Mais chez certains animaux, particulièrement ceux dotés d’un cerveau puissant, l’automaticité des certitudes instinctives peut être dépassée par des traits que l’individu acquiert au cours de sa vie. De certitudes phylogénétiques, liées à l’espèce, on passe à des certitudes ontogénétiques, propres à l’individu. Ainsi les chimpanzés sont capables d’utiliser des pierres pour casser des noix, avec des techniques de casse qui se transmettent de parents à enfants. Il s’agit donc d’une acquisition culturelle. De tels traits culturels ont été mis en évidence chez de nombreux vertébrés, notamment mammifères et oiseaux, et même chez des invertébrés comme les pieuvres. Quand des acquis culturels peuvent se transmettre entre générations, on peut parler de « traditions ». Certaines traditions humaines semblent se rattacher à l’animalité la plus proche. Ainsi l’aptitude des hominidés à tailler des silex pourrait être une résultante « de l’art simiesque à faire éclater des noix » (p. 44). Bien sûr l’espèce humaine, grâce à une « aptitude langagière et symbolique » (p. 49), a ensuite élaboré des techniques de plus en plus complexes.
Chez l’homme doté d’oralité et de langage, les traditions ont pris la forme de mythes, des certitudes mythologiques fondées sur « des récits qui affirment l’existence de ce dont ils parlent » (p. 57), souvent liés à des « rites cérémoniaux collectifs [qui sacralisent] pour l’éternité les messages ancestraux » (p. 58). Avec les Grecs, si on se limite à l’Occident, apparaît finalement la pensée scientifique qui « vise à établir des corrélations […] entre […] les mises en forme symboliques des observations et […] le réel » (p. 62). Avec Xénophane, cette pensée « reproche […] aux mythes […] leur anthropomorphisme naïf » (p. 64). La science « vise à connaître les lois de la nature » (p. 67) en les exprimant en symboles, notamment mathématiques, propres à l’homme.
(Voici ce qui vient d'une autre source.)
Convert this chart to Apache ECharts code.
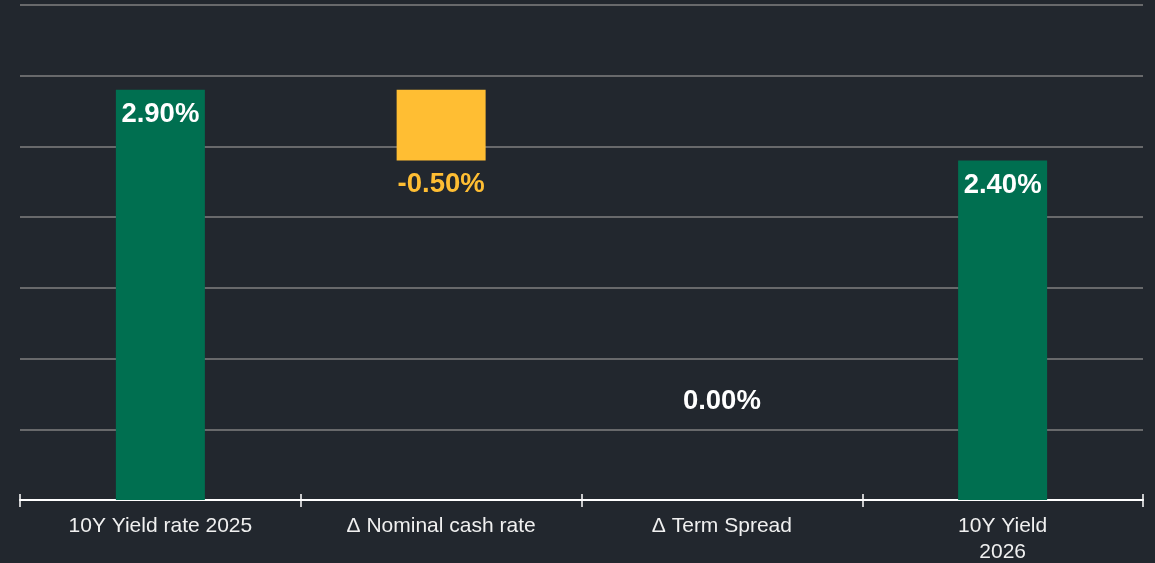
<!DOCTYPE html>
<html>
<head>
<meta charset="utf-8">
<script src="https://cdn.jsdelivr.net/npm/echarts@6/dist/echarts.min.js"></script>
<style>
html,body{margin:0;padding:0;background:#22272e;}
#chart{width:1155px;height:563px;}
</style>
</head>
<body>
<div id="chart"></div>
<script>
// waterfall: start, changes, end
var categories = ['10Y Yield rate 2025', '\u0394 Nominal cash rate', '\u0394 Term Spread', '10Y Yield\n2026'];
var values = [2.90, -0.50, 0.00, 2.40];
var kinds = ['total', 'delta', 'delta', 'total'];
var yTicks = [0, 0.5, 1, 1.5, 2, 2.5, 3, 3.5];

var green = '#006f50', yellow = '#ffbe33';

// build base + height from running total
var base = [], height = [], running = 0;
for (var i = 0; i < values.length; i++) {
  if (kinds[i] == 'total') {
    base.push(0);
    height.push(values[i]);
    running = values[i];
  } else {
    var next = running + values[i];
    base.push(Math.min(running, next));
    height.push(Math.abs(values[i]));
    running = next;
  }
}

var heightData = height.map(function (h, i) {
  var item = { value: h, itemStyle: { color: kinds[i] == 'total' ? green : yellow } };
  if (kinds[i] == 'total') {
    item.label = { position: 'insideTop', distance: 11, color: '#ffffff' };
  } else if (values[i] < 0) {
    item.label = { position: 'bottom', distance: 10, color: yellow };
  } else {
    item.label = { show: false };
  }
  return item;
});

// zero change: label sits low over the empty slot
var baseData = base.map(function (b, i) {
  var item = { value: b };
  if (kinds[i] == 'delta' && values[i] == 0) {
    item.label = { show: true, position: 'insideBottom', distance: 85, color: '#ffffff' };
  }
  return item;
});

var fmt = function (p) { return values[p.dataIndex].toFixed(2) + '%'; };
var labelStyle = { fontFamily: 'Liberation Sans, Arial, sans-serif', fontSize: 27.5, fontWeight: 'bold', formatter: fmt };

var chart = echarts.init(document.getElementById('chart'));
chart.setOption({
  backgroundColor: '#22272e',
  animation: false,
  grid: { left: 20, right: 12, top: 5, bottom: 63, containLabel: false, outerBoundsMode: 'none' },
  xAxis: [{
    type: 'category',
    data: categories,
    axisLine: { lineStyle: { color: '#ffffff', width: 2 } },
    axisTick: { show: true, length: 7, lineStyle: { color: '#ffffff', width: 1.5 } },
    axisLabel: { color: '#f0f0f0', fontSize: 21, fontFamily: 'Liberation Sans, Arial, sans-serif', margin: 13, lineHeight: 26, interval: 0 },
    splitLine: { show: false }
  }, {
    type: 'category',
    data: categories,
    position: 'bottom',
    axisLine: { show: false },
    axisTick: { show: true, inside: true, length: 6, lineStyle: { color: '#ffffff', width: 1.5 } },
    axisLabel: { show: false }
  }],
  yAxis: {
    type: 'value',
    min: yTicks[0],
    max: yTicks[yTicks.length - 1],
    interval: 0.5,
    axisLine: { show: false },
    axisTick: { show: false },
    axisLabel: { show: false },
    splitLine: { lineStyle: { color: '#808080', width: 1.5 } }
  },
  series: [{
    type: 'bar',
    stack: 'wf',
    data: baseData,
    barWidth: '31.7%',
    itemStyle: { color: 'transparent' },
    label: Object.assign({ show: false }, labelStyle),
    silent: true
  }, {
    type: 'bar',
    stack: 'wf',
    data: heightData,
    barWidth: '31.7%',
    label: Object.assign({ show: true }, labelStyle)
  }]
});
</script>
</body>
</html>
Le danger est alors de prendre le symbolique pour le réel et de « prétendre ainsi pouvoir connaître le monde en soi » (p. 72). En outre, les progrès de la thermodynamique moderne ont montré que les connaissances scientifiques « n’expriment plus des certitudes, mais des possibilités » (p. 76). Même les certitudes scientifiques trouvent donc aussi leurs limites.
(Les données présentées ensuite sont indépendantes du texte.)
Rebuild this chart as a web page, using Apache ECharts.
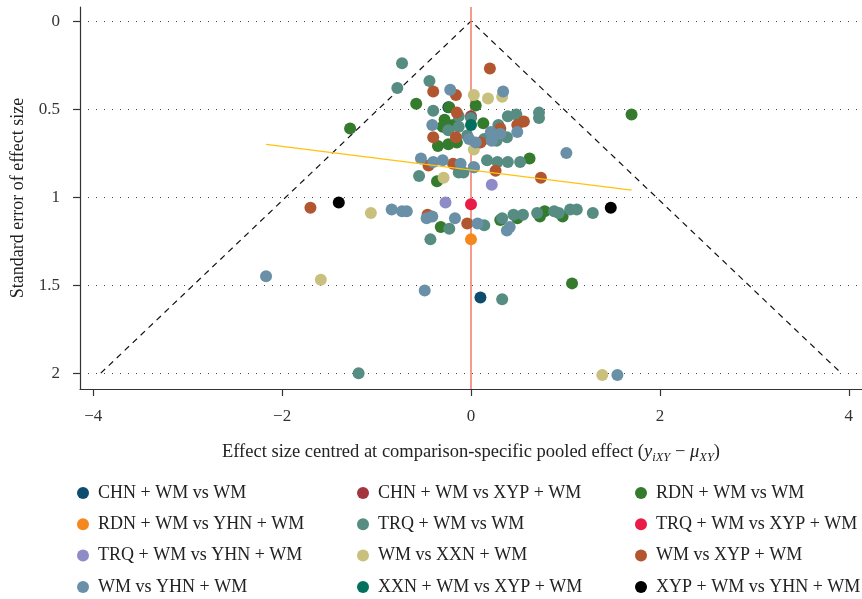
<!DOCTYPE html>
<html>
<head>
<meta charset="utf-8">
<script src="https://cdn.jsdelivr.net/npm/echarts@6/dist/echarts.min.js"></script>
<style>
  html, body { margin: 0; padding: 0; background: #fff; }
  #chart { width: 862px; height: 599px; }
</style>
</head>
<body>
<div id="chart"></div>
<script>
const myChart = echarts.init(document.getElementById('chart'));

// 各比较组 [效应量中心化值, 标准误]
const chnWm = [[-0.24, 0.49], [0.10, 1.57]];
const chnXyp = [[0.00, 0.54]];
const rdnWm = [[-1.28, 0.61], [-0.58, 0.47], [-0.23, 0.49], [0.05, 0.48], [-0.28, 0.56], [0.13, 0.58],
  [-0.30, 0.60], [-0.19, 0.59], [-0.35, 0.71], [-0.24, 0.70], [-0.15, 0.69], [0.62, 0.78], [1.70, 0.53],
  [-0.36, 0.91], [-0.32, 1.17], [0.31, 1.13], [0.49, 1.12], [0.78, 1.08], [0.73, 1.11], [0.97, 1.11], [1.07, 1.49]];
const rdnYhn = [[0.00, 1.24]];
const trqWm = [[-0.73, 0.24], [-0.44, 0.34], [-0.78, 0.38], [-0.40, 0.51], [-0.13, 0.54], [0.00, 0.55],
  [-0.24, 0.62], [-0.13, 0.60], [-0.04, 0.65], [0.14, 0.67], [0.27, 0.68], [0.29, 0.59], [0.39, 0.54],
  [0.48, 0.53], [0.72, 0.52], [0.72, 0.55], [0.38, 0.66], [-0.55, 0.88], [-0.13, 0.86], [-0.08, 0.86],
  [0.03, 0.83], [0.17, 0.79], [0.28, 0.80], [0.39, 0.80], [0.52, 0.80], [-0.43, 1.24], [-0.23, 1.18],
  [0.14, 1.16], [0.33, 1.12], [0.45, 1.10], [0.55, 1.10], [0.70, 1.09], [0.88, 1.08], [0.93, 1.09],
  [1.05, 1.07], [1.12, 1.07], [1.29, 1.09], [0.33, 1.58], [-1.19, 2.00]];
const trqXyp = [[0.00, 1.04]];
const trqYhn = [[0.22, 0.93], [-0.27, 1.03]];
const wmXxn = [[0.03, 0.42], [0.18, 0.44], [0.33, 0.43], [0.03, 0.73], [-0.29, 0.89], [-1.59, 1.47],
  [-1.06, 1.09], [1.39, 2.01]];
const wmXyp = [[0.20, 0.27], [-0.40, 0.40], [-0.16, 0.42], [-0.15, 0.52], [0.31, 0.61], [0.49, 0.59],
  [0.56, 0.57], [-0.40, 0.66], [-0.16, 0.66], [0.10, 0.69], [-0.45, 0.82], [-0.19, 0.81], [0.26, 0.85],
  [0.74, 0.89], [-1.70, 1.06], [-0.46, 1.10], [-0.04, 1.15]];
const wmYhn = [[-0.22, 0.39], [0.34, 0.40], [-0.41, 0.59], [-0.02, 0.67], [0.05, 0.69], [0.21, 0.63],
  [0.31, 0.64], [0.49, 0.63], [0.22, 0.68], [1.01, 0.75], [-0.53, 0.78], [-0.40, 0.80], [-0.30, 0.79],
  [-0.11, 0.81], [0.03, 0.83], [-0.84, 1.07], [-0.73, 1.08], [-0.68, 1.08], [-0.41, 1.11], [-0.47, 1.12],
  [-0.17, 1.12], [0.07, 1.15], [0.41, 1.17], [0.38, 1.19], [-2.17, 1.45], [-0.49, 1.53], [1.55, 2.01]];
const xxnXyp = [[0.00, 0.59]];
const xypYhn = [[-1.40, 1.03], [1.48, 1.06]];

const groupNames = ['CHN + WM vs WM', 'CHN + WM vs XYP + WM', 'RDN + WM vs WM',
  'RDN + WM vs YHN + WM', 'TRQ + WM vs WM', 'TRQ + WM vs XYP + WM',
  'TRQ + WM vs YHN + WM', 'WM vs XXN + WM', 'WM vs XYP + WM',
  'WM vs YHN + WM', 'XXN + WM vs XYP + WM', 'XYP + WM vs YHN + WM'];
const groupData = [chnWm, chnXyp, rdnWm, rdnYhn, trqWm, trqXyp, trqYhn, wmXxn, wmXyp, wmYhn, xxnXyp, xypYhn];
const groupColors = ['#0e4c6e', '#a3353e', '#347b2e', '#f5871f', '#568c81', '#e91c48',
  '#8f8bc6', '#c9c07d', '#b25630', '#6a90a8', '#03705f', '#000000'];

// 参考线
const funnelLimits = [[-3.92, 2], [0, 0], [3.92, 2]];
const zeroLine = [[0, -0.08], [0, 2.09]];
const adjustedLine = [[-2.17, 0.70], [1.70, 0.96]];

// 刻度
const xTicks = [-4, -2, 0, 2, 4];
const yTicks = [0, 0.5, 1, 1.5, 2];

const serif = 'Liberation Serif';
const textColor = '#222';

const series = [
  {
    type: 'line', data: funnelLimits, symbol: 'none', silent: true, z: 1,
    lineStyle: { color: '#111', width: 1.2, type: [6, 5] }
  },
  {
    type: 'line', data: zeroLine, symbol: 'none', silent: true, z: 1,
    lineStyle: { color: '#f4826e', width: 1.6 }
  }
];
groupNames.forEach(function (name, i) {
  series.push({
    name: name,
    type: 'scatter',
    data: groupData[i],
    symbolSize: 12,
    itemStyle: { color: groupColors[i], opacity: 1 },
    z: 2
  });
});
series.push({
  type: 'line', data: adjustedLine, symbol: 'none', silent: true, z: 5,
  lineStyle: { color: '#ffc20e', width: 1.3 }
});

// 图例分三列
function legendColumn(left, names) {
  return {
    orient: 'vertical',
    left: left,
    top: 483,
    padding: 0,
    itemWidth: 12,
    itemHeight: 12,
    itemGap: 11.3,
    icon: 'circle',
    data: names,
    textStyle: { fontFamily: serif, fontSize: 18, color: textColor, lineHeight: 20, padding: [0, 0, 0, 4] }
  };
}

const option = {
  backgroundColor: '#fff',
  animation: false,
  grid: { left: 80, right: 0, top: 7, bottom: 210 },
  legend: [
    legendColumn(77, [groupNames[0], groupNames[3], groupNames[6], groupNames[9]]),
    legendColumn(357, [groupNames[1], groupNames[4], groupNames[7], groupNames[10]]),
    legendColumn(635, [groupNames[2], groupNames[5], groupNames[8], groupNames[11]])
  ],
  xAxis: {
    type: 'value',
    min: -4.14,
    max: 4.14,
    name: '{t|Effect size centred at comparison-specific pooled effect (}{i|y}{s|iXY}{t| − }{i|μ}{s|XY}{t|)}',
    nameLocation: 'middle',
    nameGap: 51,
    nameTextStyle: {
      fontFamily: serif, fontSize: 18.5, color: textColor,
      rich: {
        t: { fontFamily: serif, fontSize: 18.5, color: textColor, lineHeight: 24 },
        i: { fontFamily: serif, fontSize: 18.5, color: textColor, fontStyle: 'italic', lineHeight: 24 },
        s: { fontFamily: serif, fontSize: 12.5, color: textColor, fontStyle: 'italic', lineHeight: 13, verticalAlign: 'bottom' }
      }
    },
    axisLine: { onZero: false, lineStyle: { color: '#333', width: 1.2 } },
    axisTick: { length: 7, customValues: xTicks, lineStyle: { color: '#333', width: 1.2 } },
    axisLabel: {
      customValues: xTicks, margin: 19, fontFamily: serif, fontSize: 17, color: '#333',
      formatter: function (v) { return String(v).replace('-', '\u2212'); }
    },
    splitLine: { show: false }
  },
  yAxis: {
    type: 'value',
    inverse: true,
    min: -0.08,
    max: 2.09,
    name: 'Standard error of effect size',
    nameLocation: 'middle',
    nameGap: 53,
    nameTextStyle: { fontFamily: serif, fontSize: 18, color: textColor },
    axisLine: { show: true, onZero: false, lineStyle: { color: '#333', width: 1.2 } },
    axisTick: { show: true, length: 7, customValues: yTicks, lineStyle: { color: '#333', width: 1.2 } },
    axisLabel: { customValues: yTicks, margin: 20, fontFamily: serif, fontSize: 17, color: '#333' },
    splitLine: { show: true, lineStyle: { color: '#444', width: 1, type: [1, 7] } }
  },
  series: series
};
myChart.setOption(option);
</script>
</body>
</html>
Si, comme le formule Nietzsche, « notre besoin de connaître n’est-il pas justement notre besoin de familier ? » (p. 83), le livre de Misslin montre brillamment comment on peut passer du familier animal du territoire au familier humain de la science. De l’animal à l’homme, la recherche des certitudes témoigne de la lutte pour la vie, dont elle est « l’une des nombreuses manifestations existentielles » (p. 87).